What you need to do: Every line from the top of the records through the line containing "s.set_color(txt)" should be retyped exactly; the pictures should not.

BEGIN Dataset

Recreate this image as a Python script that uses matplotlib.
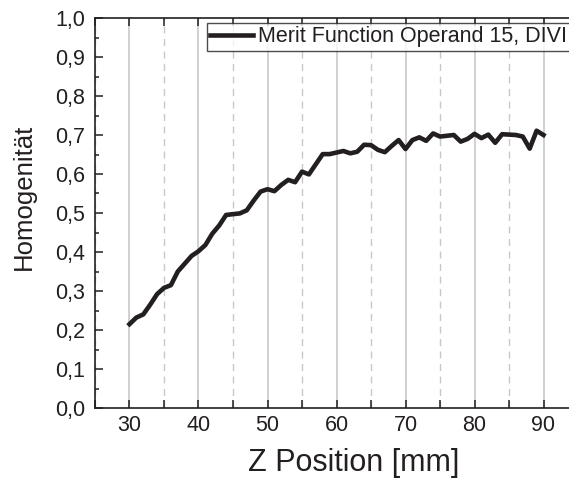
import matplotlib
matplotlib.use("Agg")
import matplotlib.pyplot as plt
from matplotlib.ticker import MultipleLocator, FuncFormatter

z_pos = list(range(30, 91))
homogen = [0.215, 0.232, 0.240, 0.265, 0.292, 0.308, 0.315, 0.350, 0.370, 0.390,
           0.402, 0.418, 0.447, 0.468, 0.495, 0.497, 0.499, 0.507, 0.532, 0.555,
           0.561, 0.556, 0.572, 0.585, 0.579, 0.606, 0.599, 0.625, 0.651, 0.651,
           0.655, 0.659, 0.653, 0.657, 0.675, 0.674, 0.662, 0.656, 0.672, 0.687,
           0.664, 0.687, 0.694, 0.685, 0.704, 0.696, 0.698, 0.700, 0.683, 0.690,
           0.703, 0.692, 0.701, 0.680, 0.702, 0.701, 0.700, 0.696, 0.665, 0.711,
           0.700]
series_label = "Merit Function Operand 15, DIVI"
x_label = "Z Position [mm]"
y_label = "Homogenität"

plt.rcParams['font.family'] = ['Liberation Sans', 'DejaVu Sans']
txt = '#231f20'

fig = plt.figure(figsize=(5.69, 4.78), dpi=100)
# axes extends past the right edge (the reference is cropped there)
ax = fig.add_axes([95/569, 70/478, 517.5/569, 390/478])

ax.plot(z_pos, homogen, color='#231f20', lw=3.3, label=series_label, zorder=3)

ax.set_xlim(25, 100)
ax.set_ylim(0, 1.0)
ax.set_xticks([30, 40, 50, 60, 70, 80, 90])
ax.xaxis.set_minor_locator(MultipleLocator(5))
ax.yaxis.set_major_locator(MultipleLocator(0.1))
ax.yaxis.set_minor_locator(MultipleLocator(0.05))
ax.yaxis.set_major_formatter(FuncFormatter(lambda v, p: f"{v:.1f}".replace('.', ',')))

ax.grid(which='major', axis='x', color='#c8c8c8', lw=1.2, ls='-')
ax.grid(which='minor', axis='x', color='#c8c8c8', lw=1.0, ls=(0, (5, 4)))
ax.set_axisbelow(True)

ax.tick_params(which='both', direction='in', top=True, right=False, width=1.1,
               colors=txt, labelsize=15.5)
ax.tick_params(axis='x', which='both', length=6, pad=5)
ax.tick_params(axis='y', which='major', length=6, pad=7)
ax.tick_params(axis='y', which='minor', length=3)
for s in ax.spines.values():
    s.set_linewidth(1.2)
    s.set_color(txt)

ax.set_xlabel(x_label, fontsize=22, color=txt, labelpad=9)
ax.set_ylabel(y_label, fontsize=18.5, color=txt, va='center')
ax.yaxis.set_label_coords(-71/517.5, 0.541)

leg = ax.legend(loc='upper left', bbox_to_anchor=(112/517.5, 0.987), borderaxespad=0,
                fontsize=15.5, frameon=True, fancybox=False, edgecolor=txt,
                handlelength=2.0, handletextpad=0.2, borderpad=0.15)
leg.get_frame().set_linewidth(1.0)
for t in leg.get_texts():
    t.set_color(txt)

fig.savefig('out.png', dpi=100)
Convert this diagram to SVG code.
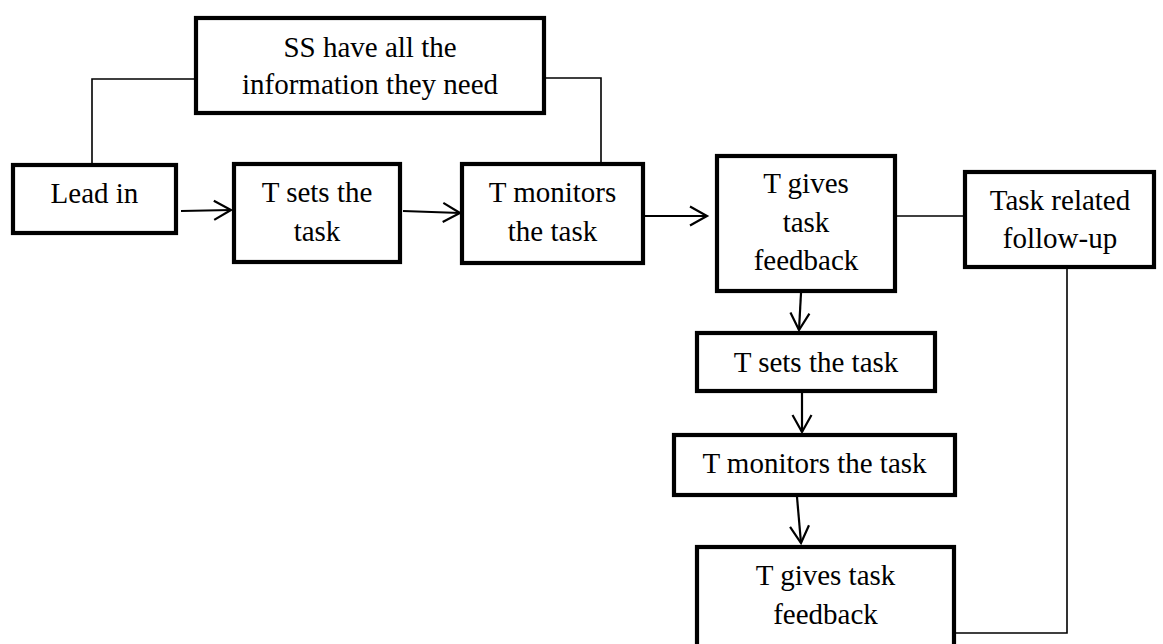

END Dataset

Worked answer:
Recreate this image as a Python script that uses matplotlib.
import matplotlib
matplotlib.use("Agg")
import matplotlib.pyplot as plt
from matplotlib.ticker import MultipleLocator, FuncFormatter

z_pos = list(range(30, 91))
homogen = [0.215, 0.232, 0.240, 0.265, 0.292, 0.308, 0.315, 0.350, 0.370, 0.390,
           0.402, 0.418, 0.447, 0.468, 0.495, 0.497, 0.499, 0.507, 0.532, 0.555,
           0.561, 0.556, 0.572, 0.585, 0.579, 0.606, 0.599, 0.625, 0.651, 0.651,
           0.655, 0.659, 0.653, 0.657, 0.675, 0.674, 0.662, 0.656, 0.672, 0.687,
           0.664, 0.687, 0.694, 0.685, 0.704, 0.696, 0.698, 0.700, 0.683, 0.690,
           0.703, 0.692, 0.701, 0.680, 0.702, 0.701, 0.700, 0.696, 0.665, 0.711,
           0.700]
series_label = "Merit Function Operand 15, DIVI"
x_label = "Z Position [mm]"
y_label = "Homogenität"

plt.rcParams['font.family'] = ['Liberation Sans', 'DejaVu Sans']
txt = '#231f20'

fig = plt.figure(figsize=(5.69, 4.78), dpi=100)
# axes extends past the right edge (the reference is cropped there)
ax = fig.add_axes([95/569, 70/478, 517.5/569, 390/478])

ax.plot(z_pos, homogen, color='#231f20', lw=3.3, label=series_label, zorder=3)

ax.set_xlim(25, 100)
ax.set_ylim(0, 1.0)
ax.set_xticks([30, 40, 50, 60, 70, 80, 90])
ax.xaxis.set_minor_locator(MultipleLocator(5))
ax.yaxis.set_major_locator(MultipleLocator(0.1))
ax.yaxis.set_minor_locator(MultipleLocator(0.05))
ax.yaxis.set_major_formatter(FuncFormatter(lambda v, p: f"{v:.1f}".replace('.', ',')))

ax.grid(which='major', axis='x', color='#c8c8c8', lw=1.2, ls='-')
ax.grid(which='minor', axis='x', color='#c8c8c8', lw=1.0, ls=(0, (5, 4)))
ax.set_axisbelow(True)

ax.tick_params(which='both', direction='in', top=True, right=False, width=1.1,
               colors=txt, labelsize=15.5)
ax.tick_params(axis='x', which='both', length=6, pad=5)
ax.tick_params(axis='y', which='major', length=6, pad=7)
ax.tick_params(axis='y', which='minor', length=3)
for s in ax.spines.values():
    s.set_linewidth(1.2)
    s.set_color(txt)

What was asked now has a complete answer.